Conant era un agresivo modernizador y consideró que Harvard vería declinar su estrella si, atado como estaba a la rancia aristocracia, seguía limitada a educar a los frívolos hijos y nietos de los grandes financieros e industriales, y se propuso atraer a los hijos de las emergentes clases medias altas de todo el país, que estaban dando a la economía y la política estadunidense un inusitado dinamismo. Para eso, el mérito individual y no la cuna familiar debía ser el criterio de admisión. El uso de los exámenes de opción múltiple se consideró entonces como medida exacta del mérito individual y comenzó a aplicarse. Pero si en Estados Unidos el examen estandarizado organizaba la competencia entre iguales –todos de clase media alta–, en México el resultado fue un desastre social, porque esa comparativamente reducida clase media encontró en esa prueba una vía para acceder de manera aún más preferente a la mejor educación superior, pero a costa de reducir las oportunidades para las hijas e hijos de las clases populares.
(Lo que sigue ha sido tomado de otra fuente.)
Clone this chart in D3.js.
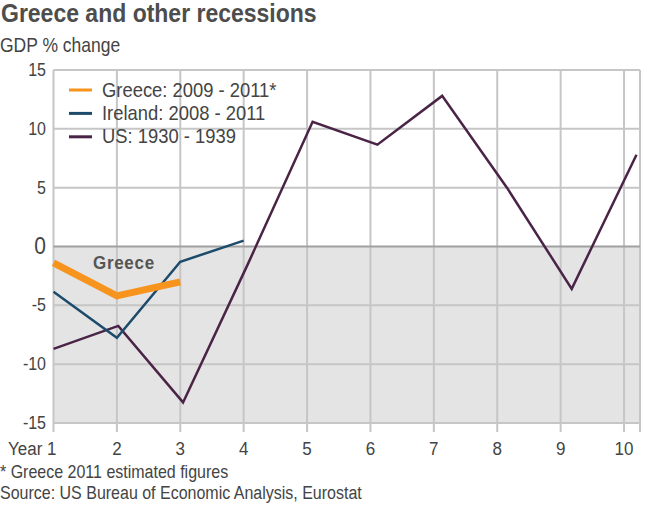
<!DOCTYPE html>
<html><head><meta charset="utf-8">
<script src="https://cdn.jsdelivr.net/npm/d3@7/dist/d3.min.js"></script>
<style>body{margin:0;background:#fff}svg{display:block;font-family:"Liberation Sans",Arial,sans-serif}</style>
</head><body><svg id="c" width="660" height="513"></svg>
<script>
const years = [1,2,3,4,5,6,7,8,9,10];
const greeceYears = [1,2,3];
const greece = [-1.4,-4.2,-3.0];
const irelandYears = [1,2,3,4];
const ireland = [-3.85,-7.75,-1.3,0.5];
const usYears = [1,2,3,4,5,6,7,8,9,10];
const us = [-8.7,-6.75,-13.25,-1.5,10.6,8.65,12.8,5.0,-3.6,7.8];
const yTicks = [15,10,5,0,-5,-10,-15];
const xTickLabels = ["Year 1","2","3","4","5","6","7","8","9","10"];
const legendLabels = ["Greece: 2009 - 2011*","Ireland: 2008 - 2011","US: 1930 - 1939"];
const colors = ["#f7941d","#1d4b6b","#4a2446"];

const svg = d3.select("#c");
const x = d3.scaleLinear().domain([1,10.252]).range([53.5,640]);
const xUS = d3.scaleLinear().domain([1,10]).range([53.5,636.5]);
const y = d3.scaleLinear().domain([-15,15]).range([423,70]);
const L = x.range()[0], R = x.range()[1], T = y(15), B = y(-15);
const SY = 1.13;

function txt(g, px, py, s, size, opts={}) {
  const t = g.append("text")
    .attr("transform",`translate(${px},${py}) scale(1,${SY})`)
    .attr("font-size",size).attr("fill",opts.fill||"#444")
    .attr("text-anchor",opts.anchor||"start").text(s);
  if (opts.bold) t.attr("font-weight","bold");
  if (opts.ls) t.attr("letter-spacing",opts.ls);
  return t;
}

svg.append("rect").attr("x",0).attr("y",0).attr("width",660).attr("height",513).attr("fill","#fff");
svg.append("rect").attr("x",L).attr("y",y(0)).attr("width",R-L).attr("height",B-y(0)).attr("fill","#e4e4e4");

const grid = svg.append("g").attr("stroke","#c6c6c6").attr("stroke-width",2);
yTicks.filter(v=>v!==0).forEach(v=>grid.append("line").attr("x1",L).attr("x2",R).attr("y1",y(v)).attr("y2",y(v)));
years.forEach(v=>grid.append("line").attr("x1",x(v)).attr("x2",x(v)).attr("y1",T).attr("y2",B+9));
grid.append("line").attr("x1",R).attr("x2",R).attr("y1",T).attr("y2",B+9);
svg.append("line").attr("x1",L).attr("x2",R).attr("y1",y(0)).attr("y2",y(0)).attr("stroke","#a0a0a0").attr("stroke-width",2);

// y labels
const yl = svg.append("g");
yTicks.forEach(d=>txt(yl, 46, y(d)+(d===0?7.5:6), String(d), d===0?21:16, {anchor:"end"}));
// x labels
const xl = svg.append("g");
years.forEach((d,i)=>txt(xl, d===1?x(d)+3:x(d), 455, xTickLabels[i], 17, {anchor:d===1?"end":"middle"}));

const line = (xs) => d3.line().x(d=>xs(d[0])).y(d=>y(d[1]));
svg.append("path").datum(usYears.map((d,i)=>[d,us[i]])).attr("d",line(xUS)).attr("fill","none").attr("stroke",colors[2]).attr("stroke-width",2.5);
svg.append("path").datum(irelandYears.map((d,i)=>[d,ireland[i]])).attr("d",line(x)).attr("fill","none").attr("stroke",colors[1]).attr("stroke-width",2.5);
svg.append("path").datum(greeceYears.map((d,i)=>[d,greece[i]])).attr("d",line(x)).attr("fill","none").attr("stroke",colors[0]).attr("stroke-width",7);

txt(svg, 93, 269, "Greece", 17, {bold:true, fill:"#555", ls:0.7});

// legend
const lg = svg.append("g");
legendLabels.forEach((t,i)=>{
  const yy = 90 + i*23.4;
  lg.append("line").attr("x1",69).attr("x2",92).attr("y1",yy).attr("y2",yy).attr("stroke",colors[i]).attr("stroke-width",3);
  txt(lg, 102, yy+6.5, t, 18.4);
});

txt(svg, 1, 22, "Greece and other recessions", 23, {bold:true, fill:"#4d4d4d"});
txt(svg, 0, 52, "GDP % change", 17.5);
txt(svg, 0, 478, "* Greece 2011 estimated figures", 16);
txt(svg, 0, 499, "Source: US Bureau of Economic Analysis, Eurostat", 16);
</script></body></html>
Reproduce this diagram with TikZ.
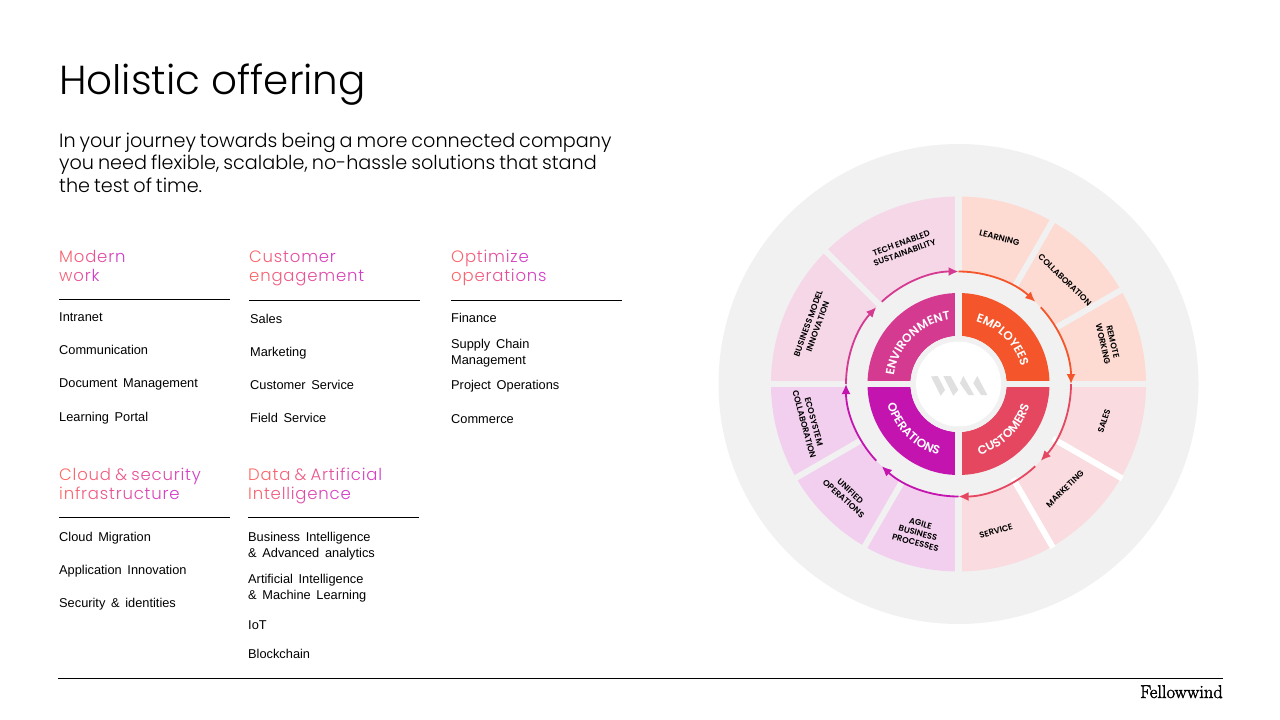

Varias jovencitas se suicidaron –y se culpó a los padres– y las protestas llevaron a la Universidad Nacional Autónoma de México a una larga huelga estudiantil (1999). Los sucesivos gobiernos, incluido al actual, a través de su participación directa en el Ceneval, han continuado con la política de Conant, que emerge de una profunda historia de racismo, de ánimo militarista y de científico desprecio por la vida humana. Se insistió también acá en abrir un abismo entre ciencia y humanidades, y alguna universidad pública y autónoma mexicana incluso se unió al esfuerzo científico bélico industrial estadunidense. Se alejó así aún más de la idea de considerar a la escuela como proyecto ético, democrático y cultural de las comunidades, donde la cultura, la real participación democrática, el ennoblecimiento de las personas, niñas, niños, jóvenes son la vía más de fondo para detener la violencia en México. Sobre todo, cuando es claro que no han sido solución suficiente ni el dinero (becas y salarios a los muchachos) ni los exhortos y buenas intenciones ni la llegada de un nuevo y distinto gobierno y tampoco el uso de la tecnología más avanzada. Como han mostrado las comunidades que se defienden (Cherán, las zapatistas, por ejemplo), ésta es una vía cultural y política muy poderosa contra la violencia porque convoca a todos, se basa en la incorporación de todos a la participación y democracia de abajo, pero para eso hay que cancelar políticas hostiles contra las y los niños y jóvenes y las y los maestros. No basta con que no regresen los de antes; también hay que deshacer su herencia y concepción de la educación.